LAUSR

The increasing deployment of wireless sensors enables a broad spectrum of health-related wearable applications. Due to the sensitivity of collected personal health information, these wearables should be authenticated together with their users as “wearable-user pairs” to ensure that they are attached to legitimate users. However, various devices are equipped with dedicated sensing abilities and wireless protocols corresponding to data characteristics in practice. Traditional authentication methodologies may not work in this heterogeneous environment because of protocol incompatibility. For example, how to verify a new ZigBee-enabled monitor when the existing trusted device is Wi-Fi-enabled?
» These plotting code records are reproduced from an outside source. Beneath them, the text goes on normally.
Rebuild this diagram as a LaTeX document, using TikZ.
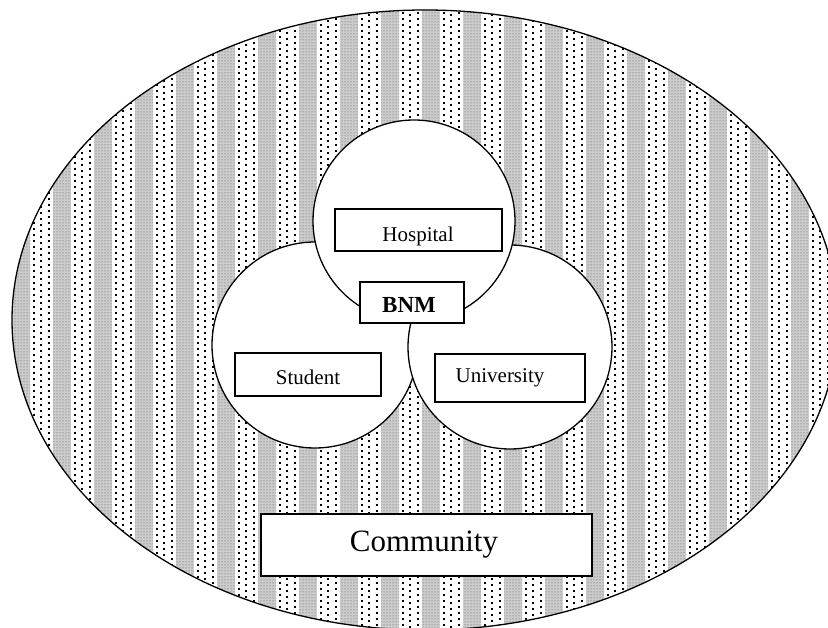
\documentclass[tikz,border=0pt]{standalone}
\usepackage{fontspec}
\setmainfont{Liberation Serif}
\usetikzlibrary{patterns}
\begin{document}
\begin{tikzpicture}[x=1pt,y=-1pt,
  ring/.style={draw=black,line width=1.3pt,fill=white},
  labelbox/.style={draw=black,line width=1.4pt,fill=white,rectangle,inner sep=0pt,
    font=\fontsize{21}{21}\selectfont},
  band/.style={fill=black!20},
  bandots/.style={pattern=dots,pattern color=black!70},
  dots/.style={line width=2.1pt,dash pattern=on 2.1pt off 3.9pt}]
\useasboundingbox (0,0) rectangle (828,628);
% community ellipse with striped pattern
\fill[white] (425,320) ellipse [x radius=413, y radius=310];
\begin{scope}
  \clip (425,320) ellipse [x radius=413, y radius=310];
  \foreach \k in {-1,...,21}{
    \pgfmathsetmacro{\xo}{12+41*\k}
    \fill[band] (\xo,0) rectangle ++(18,640);
    \fill[bandots] (\xo,0) rectangle ++(18,640);
    \draw[dots] (\xo+22,0) -- ++(0,640);
    \draw[dots] (\xo+29,2) -- ++(0,640);
    \draw[dots] (\xo+37,0) -- ++(0,640);
  }
\end{scope}
\draw[line width=1.3pt] (425,320) ellipse [x radius=413, y radius=310];
% circles
\node[ring,circle,minimum size=206pt,inner sep=0pt] (cs) at (315,345) {};
\node[ring,circle,minimum size=204pt,inner sep=0pt] (cu) at (510,347) {};
\node[ring,circle,minimum size=202pt,inner sep=0pt] (ch) at (414,221) {};
% boxes
\node[labelbox,minimum width=167pt,minimum height=42pt] (hosp) at (418.5,230) {};
\node[font=\fontsize{21}{21}\selectfont] (hospt) at (418,236) {Hospital};
\node[labelbox,minimum width=104pt,minimum height=41pt] (bnm) at (412,302.5) {};
\node[font=\fontsize{23}{23}\selectfont\bfseries] (bnmt) at (409,305) {BNM};
\node[labelbox,minimum width=146pt,minimum height=43pt] (stud) at (308,374.5) {};
\node[font=\fontsize{21}{21}\selectfont] (studt) at (308,377) {Student};
\node[labelbox,minimum width=150pt,minimum height=48pt] (univ) at (510,378) {};
\node[font=\fontsize{21}{21}\selectfont] (univt) at (500,378) {University};
\node[labelbox,minimum width=331pt,minimum height=62pt] (comm) at (426.5,545) {};
\node[font=\fontsize{31}{31}\selectfont] (commt) at (424,545) {Community};
\end{tikzpicture}
\end{document}
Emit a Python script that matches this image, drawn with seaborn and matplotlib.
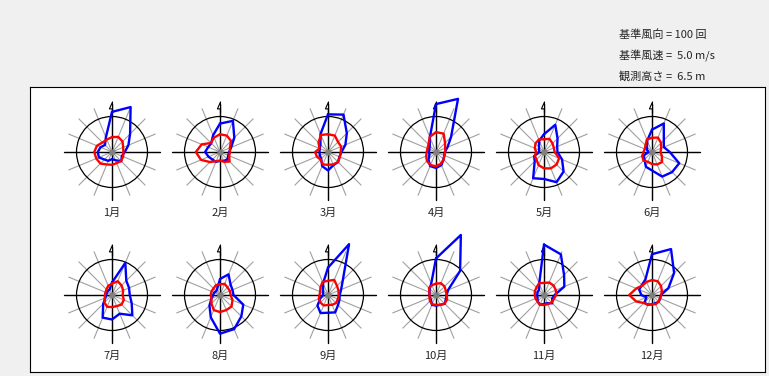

Therefore, to achieve authentication across protocols, in this article, we leverage the unique cross-technology interference (CTI), triggered by heterogeneous wireless transmissions, along with human physiological activity measurements (e.g., respiration patterns) to design an authentication scheme between wearables and users. Specifically, the authentication from an unknown ZigBee wearable to a trusted Wi-Fi device is achieved by monitoring the channel state information (CSI) changes according to human respiration. Our approach not only successfully recognizes a legitimate wearable-user pair but also blocks illegal access from adversaries. Extensive experiments have been conducted to demonstrate both the security and feasibility of the proposed scheme. The designed mechanism can achieve over 92% authentication accuracy with human subjects.